PDA

View Full Version : Using URL Rewriting and special characters


EdmundIJones
03-27-2006, 05:23 PM
Hi there,

I'm in the process of updating my web site and I'm converting a very large 'index' from using a single page which accepts in parameters:
e.g.
http://www.warc.com/Search/IndexSearch/Browse.asp?txtLevel1=Advertising&txtLevel2=Economic%20and%20social%20effects%20of%2 0advertising&txtLevel3=Effects%20on%20consumption/markets

to display content to a URL Rewrite version
e.g.
http://www.warc.com/Search/Browse/Advertising_%26_Marketing_Communications/Below-the-line_and_other_communications/Direct_marketing/Direct_mail/

Firstly do you think this approach will yield better search results due to the pages looking as if they have their own directories and more importantly, some 'index' categories have characters like a & in them, when placing this in the url it displays as %26. will a search engine like Google mark the site down for having characters codes in the url? Is there a better way?

Thanks
Ed

Wail
03-28-2006, 02:15 PM
I would watch that you don't create too long URLs this way and that you don't end up with too many hyphens or underscores.

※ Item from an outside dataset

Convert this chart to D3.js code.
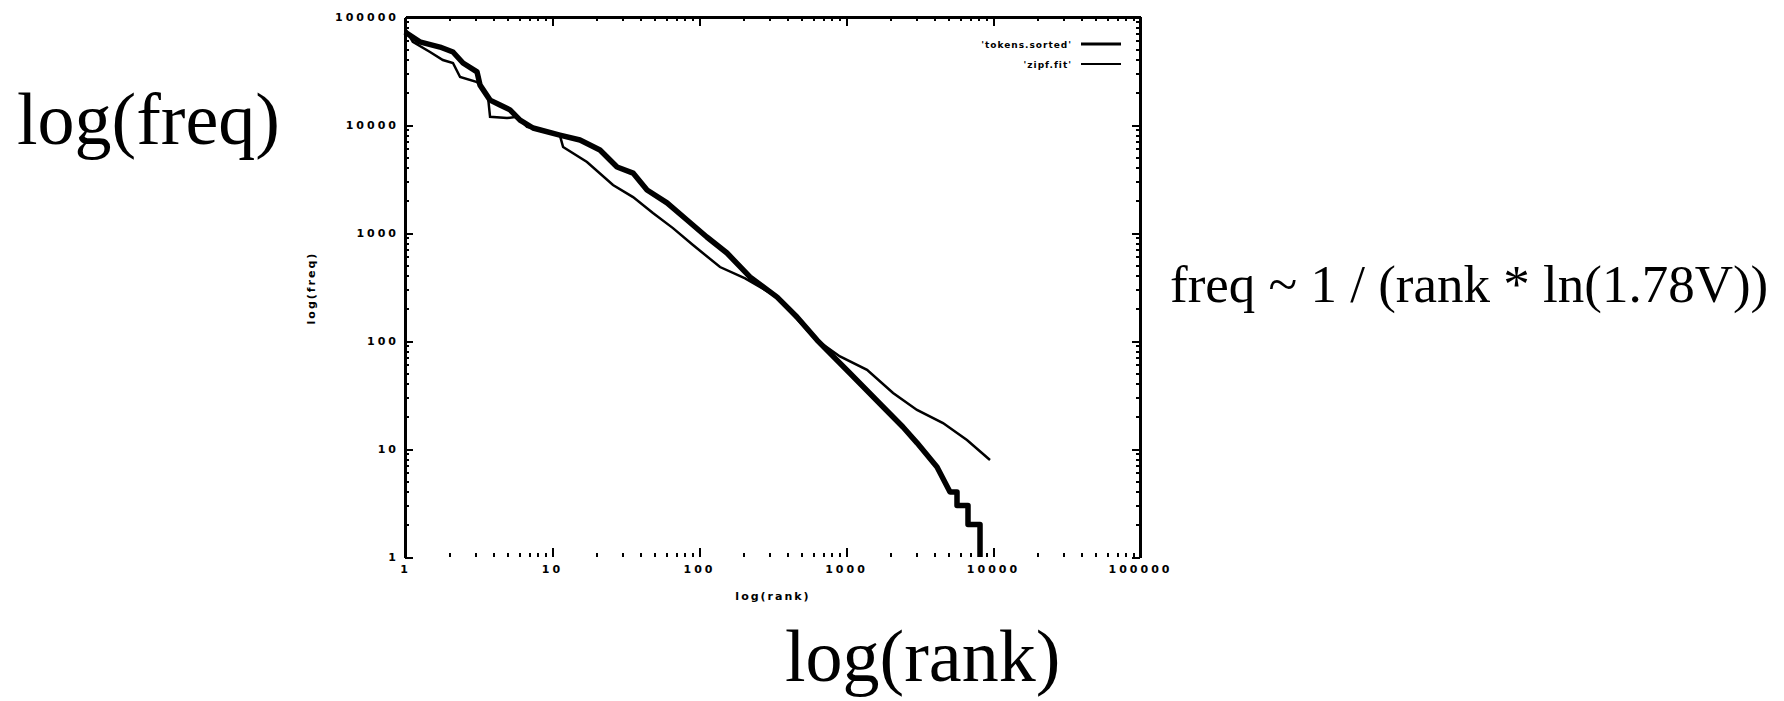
<!DOCTYPE html>
<html>
<head>
<meta charset="utf-8">
<title>log(freq) vs log(rank)</title>
<script src="https://cdn.jsdelivr.net/npm/d3@7"></script>
<style>
  body { margin: 0; background: #fff; }
  .tick text { font-family: "DejaVu Sans", sans-serif; font-weight: bold; font-size: 11px; letter-spacing: 3px; fill: #000; }
  .tick line, .domain { stroke: #000; shape-rendering: crispEdges; }
  .big { font-family: "Liberation Serif", "Times New Roman", serif; fill: #000; }
  .small { font-family: "DejaVu Sans", sans-serif; font-weight: bold; font-size: 11px; letter-spacing: 2px; fill: #000; }
</style>
</head>
<body>
<script>

// series A: observed word counts (heavy line)
var ranksA = [1, 1.26, 1.73, 2.12, 2.48, 3.09, 3.24, 3.79, 4.43, 5.18, 6.06, 7.43, 11.3, 15.5, 21.2,
  27.7, 35.6, 44.3, 60.6, 82.9, 113, 155, 222, 340, 464, 635, 1060, 1790, 2440, 3040,
  4160, 5100, 5690, 5690, 6760, 6760, 8160, 8160];
var freqA = [72600, 58800, 52700, 47400, 37500, 31000, 23400, 17000, 15300, 13800, 11100, 9380, 8070, 7260, 5870,
  4080, 3590, 2500, 1900, 1320, 918, 653, 392, 255, 167, 102, 50.6, 24.5, 16, 11.4,
  6.8, 4, 4, 3, 3, 2, 2, 1];

// series B: second curve (thin line)
var ranksB = [1, 1.13, 1.48, 1.81, 2.12, 2.37, 3.09, 3.67, 3.79, 4.94, 5.78, 6.76, 11.3, 11.9, 17.3,
  26.0, 35.6, 48.6, 66.5, 91, 139, 206, 340, 615, 910, 1390, 2090, 3040, 4570, 6650, 9540];
var freqB = [78300, 58800, 47400, 40000, 37500, 27800, 25000, 18200, 11900, 11600, 11900, 9600, 8070, 6250, 4540,
  2780, 2150, 1530, 1110, 774, 484, 380, 255, 105, 72, 54, 33, 23, 17.4, 12.1, 7.9];

var majorTicks = [1, 10, 100, 1000, 10000, 100000];
var tickLabels = ["1", "10", "100", "1000", "10000", "100000"];
var legendLabels = ["'tokens.sorted'", "'zipf.fit'"];

var minorTicks = [];
for (var e = 0; e < 5; e++) {
  for (var m = 2; m < 10; m++) minorTicks.push(m * Math.pow(10, e));
}

var svg = d3.select("body").append("svg")
  .attr("width", 1784)
  .attr("height", 701);

var x = d3.scaleLog().domain([1, 100000]).range([405, 1140]);
var y = d3.scaleLog().domain([1, 100000]).range([557, 17]);

function style(g, domainWidth) {
  g.selectAll(".tick line").attr("stroke-width", 2);
  g.select(".domain").attr("stroke-width", domainWidth);
}

// bottom (no base line in the picture, only ticks)
svg.append("g")
  .attr("transform", "translate(0,557)")
  .call(d3.axisBottom(x).tickValues(majorTicks).tickFormat(function (d, i) { return tickLabels[i]; })
    .tickSizeInner(-9).tickSizeOuter(0).tickPadding(8))
  .call(function (g) { g.select(".domain").remove(); style(g, 0); });
svg.append("g")
  .attr("transform", "translate(0,557)")
  .call(d3.axisBottom(x).tickValues(minorTicks).tickFormat("").tickSizeInner(-4).tickSizeOuter(0))
  .call(function (g) { g.select(".domain").remove(); style(g, 0); });

// top
svg.append("g")
  .attr("transform", "translate(0,17)")
  .call(d3.axisTop(x).tickValues(majorTicks).tickFormat("").tickSizeInner(-9).tickSizeOuter(0))
  .call(function (g) { style(g, 3); });
svg.append("g")
  .attr("transform", "translate(0,17)")
  .call(d3.axisTop(x).tickValues(minorTicks).tickFormat("").tickSizeInner(-4).tickSizeOuter(0))
  .call(function (g) { style(g, 3); });

// left
svg.append("g")
  .attr("transform", "translate(405,0)")
  .call(d3.axisLeft(y).tickValues(majorTicks).tickFormat(function (d, i) { return tickLabels[i]; })
    .tickSizeInner(-8).tickSizeOuter(0).tickPadding(6))
  .call(function (g) { style(g, 3); });
svg.append("g")
  .attr("transform", "translate(405,0)")
  .call(d3.axisLeft(y).tickValues(minorTicks).tickFormat("").tickSizeInner(-4).tickSizeOuter(0))
  .call(function (g) { style(g, 3); });

// right
svg.append("g")
  .attr("transform", "translate(1140,0)")
  .call(d3.axisRight(y).tickValues(majorTicks).tickFormat("").tickSizeInner(-8).tickSizeOuter(0))
  .call(function (g) { style(g, 3); });
svg.append("g")
  .attr("transform", "translate(1140,0)")
  .call(d3.axisRight(y).tickValues(minorTicks).tickFormat("").tickSizeInner(-4).tickSizeOuter(0))
  .call(function (g) { style(g, 3); });

var line = d3.line()
  .x(function (d) { return x(d[0]); })
  .y(function (d) { return y(d[1]); });

svg.append("path")
  .datum(d3.zip(ranksB, freqB))
  .attr("d", line)
  .attr("fill", "none")
  .attr("stroke", "#000")
  .attr("stroke-width", 2.5);

svg.append("path")
  .datum(d3.zip(ranksA, freqA))
  .attr("d", line)
  .attr("fill", "none")
  .attr("stroke", "#000")
  .attr("stroke-width", 5.5)
  .attr("stroke-linejoin", "round");

// legend
var legend = svg.append("g").attr("class", "small");
legendLabels.forEach(function (lab, i) {
  var ly = 44 + i * 20;
  legend.append("text")
    .attr("x", 1072)
    .attr("y", ly + 4)
    .attr("text-anchor", "end")
    .style("font-size", "9px")
    .style("letter-spacing", "1px")
    .text(lab);
  legend.append("line")
    .attr("x1", 1081).attr("x2", 1121)
    .attr("y1", ly).attr("y2", ly)
    .attr("stroke", "#000")
    .attr("stroke-width", i == 0 ? 3 : 2);
});

// small axis titles
svg.append("text")
  .attr("class", "small")
  .attr("x", 773)
  .attr("y", 600)
  .attr("text-anchor", "middle")
  .text("log(rank)");

svg.append("text")
  .attr("class", "small")
  .attr("transform", "translate(315,288) rotate(-90)")
  .attr("text-anchor", "middle")
  .text("log(freq)");

// large annotations
svg.append("text")
  .attr("class", "big")
  .attr("x", 17)
  .attr("y", 144)
  .style("font-size", "74px")
  .text("log(freq)");

svg.append("text")
  .attr("class", "big")
  .attr("x", 785)
  .attr("y", 681)
  .style("font-size", "74px")
  .text("log(rank)");

svg.append("text")
  .attr("class", "big")
  .attr("x", 1170)
  .attr("y", 302)
  .style("font-size", "53px")
  .text("freq ~ 1 / (rank * ln(1.78V))");

</script>
</body>
</html>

However, even if your URLs are long this way and even if you use quite a few hyphens (which are better than underscores for separation) you will see SERP advantages over using complex query strings.

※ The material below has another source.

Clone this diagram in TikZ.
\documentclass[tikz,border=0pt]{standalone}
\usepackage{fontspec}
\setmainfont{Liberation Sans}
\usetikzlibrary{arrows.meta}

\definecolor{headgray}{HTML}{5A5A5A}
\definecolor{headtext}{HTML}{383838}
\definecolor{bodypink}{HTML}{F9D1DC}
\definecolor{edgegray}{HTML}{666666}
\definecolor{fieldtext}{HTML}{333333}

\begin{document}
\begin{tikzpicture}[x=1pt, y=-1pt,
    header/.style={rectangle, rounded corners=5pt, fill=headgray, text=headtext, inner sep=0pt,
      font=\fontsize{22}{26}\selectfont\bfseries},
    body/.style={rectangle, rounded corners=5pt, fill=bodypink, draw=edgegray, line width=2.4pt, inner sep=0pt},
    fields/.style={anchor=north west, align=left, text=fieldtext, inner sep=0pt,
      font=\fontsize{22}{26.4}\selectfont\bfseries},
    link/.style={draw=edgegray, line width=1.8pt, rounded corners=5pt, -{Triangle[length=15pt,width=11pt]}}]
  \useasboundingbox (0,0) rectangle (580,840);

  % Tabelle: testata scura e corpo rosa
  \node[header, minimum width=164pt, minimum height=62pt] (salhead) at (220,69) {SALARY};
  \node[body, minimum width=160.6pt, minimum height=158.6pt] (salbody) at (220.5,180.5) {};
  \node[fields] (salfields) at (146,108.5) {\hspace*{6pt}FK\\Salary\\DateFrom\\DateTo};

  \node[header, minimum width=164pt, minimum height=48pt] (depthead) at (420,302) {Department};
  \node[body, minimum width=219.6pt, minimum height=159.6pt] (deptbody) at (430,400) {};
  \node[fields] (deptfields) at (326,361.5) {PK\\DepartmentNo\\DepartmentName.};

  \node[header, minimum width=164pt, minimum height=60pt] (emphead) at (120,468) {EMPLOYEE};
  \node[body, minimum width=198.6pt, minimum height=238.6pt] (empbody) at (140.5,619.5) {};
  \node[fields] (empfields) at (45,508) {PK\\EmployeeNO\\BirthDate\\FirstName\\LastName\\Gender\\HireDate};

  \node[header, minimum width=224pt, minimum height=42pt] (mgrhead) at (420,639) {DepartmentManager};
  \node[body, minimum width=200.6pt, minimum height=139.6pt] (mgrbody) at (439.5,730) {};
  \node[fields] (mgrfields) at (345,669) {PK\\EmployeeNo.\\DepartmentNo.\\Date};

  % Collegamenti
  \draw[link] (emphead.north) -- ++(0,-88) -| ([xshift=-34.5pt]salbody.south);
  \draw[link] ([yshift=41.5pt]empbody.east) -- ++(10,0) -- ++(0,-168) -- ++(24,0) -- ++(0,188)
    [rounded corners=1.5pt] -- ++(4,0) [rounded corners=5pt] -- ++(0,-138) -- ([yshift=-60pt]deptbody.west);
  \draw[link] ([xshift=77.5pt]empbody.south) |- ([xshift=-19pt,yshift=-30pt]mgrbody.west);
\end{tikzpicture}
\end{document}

I would go with the 'false directory' approach but make sure your URLs are 'hackable'. Ie, if you URL rewrite to www.example.com/directory/file-1/ then make sure *something* happens at www.example.com/directory/. The Google toolbar (some versions at least) does have an 'up a directory' button so we can speculate that that's a concept Googlebot is familiar with. Also, some of your users will try it too.

I would URL encode the ampersand if you can.

Your internal linking structure will be important. If you've a large index of pages then ensure that there are plenty of cross-links between them.

A pit trap - when you upgrade to URL rewriting make sure that your 404 error page continues to issue the 404 header code. Sometimes URL rewriting can change this.

Another pit trap - if you're using paths like www.example.com/directory/file-1/ then make sure that www.example.com/directory/file-1 also does something; ideally 301 redirect to www.example.com/directory/file-1/ as this will stop duplicate content and keep users sane.